If the dog turns plush into snowfall within minutes, this toy is a liability, not a gift. The stuffing in these minis is not special. It is standard recycled PET fiberfill or PP cotton. When ingested in quantity, it causes blockages. The EN71 certification means it meets European toy safety standards for children, but dogs are not children. They have teeth like scissors and stomachs like glue traps.

Destruction is not regulation. For the power chewer, shredding this toy creates a cortisol spike, not a drop. They enter a hyper-aroused state, ripping through the trash can walls, scattering stuffing, and potentially swallowing the squeaker. The sensory input here is chaotic, not organizing.

If your recipient has ever destroyed a Squishmallow or gutted a GUND bear in under five minutes, skip this. Get a West Paw Toppl or a frozen marrow bone. Plush puzzles are for soft mouths and gentle souls.

Who Gets What

If you care most about deep-pressure regulation for an anxious burrower: Buy the Frisco Hide and Seek Plush Trash Can Puzzle Dog Toy immediately. It ships in two days from Chewy, which saves your last-minute gift crisis.

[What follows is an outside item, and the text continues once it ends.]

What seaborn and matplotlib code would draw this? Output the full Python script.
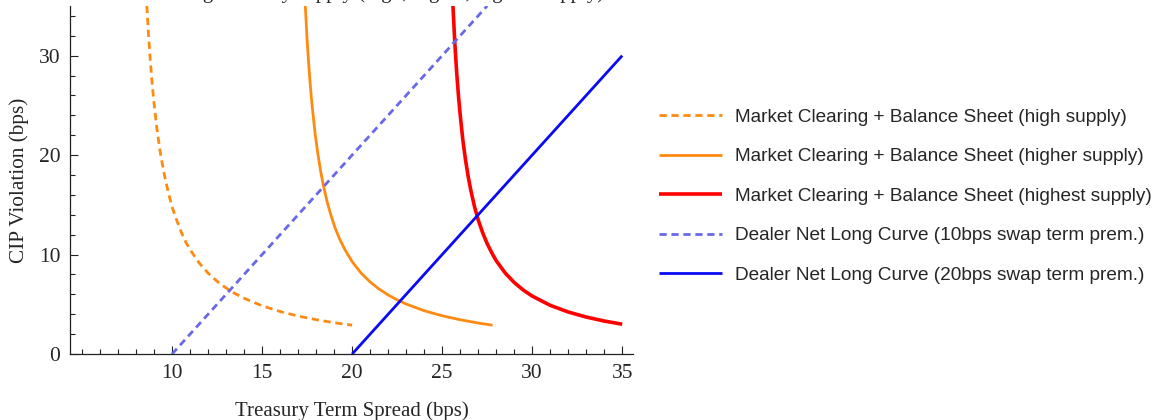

If you care most about oral motor soothing for a gentle carrier: Buy it, but include a backup plan. These minis are consumables, not heirlooms.

If you’re buying as a gift for a dog owner whose pet you’ve never met: Skip it. Buy a gift card. This toy requires too much specific knowledge about the recipient’s sensory profile to risk it.

If the dog is a power chewer: Buy literally anything else made of rubber or nylon. Your wallet and the dog’s intestines will thank you.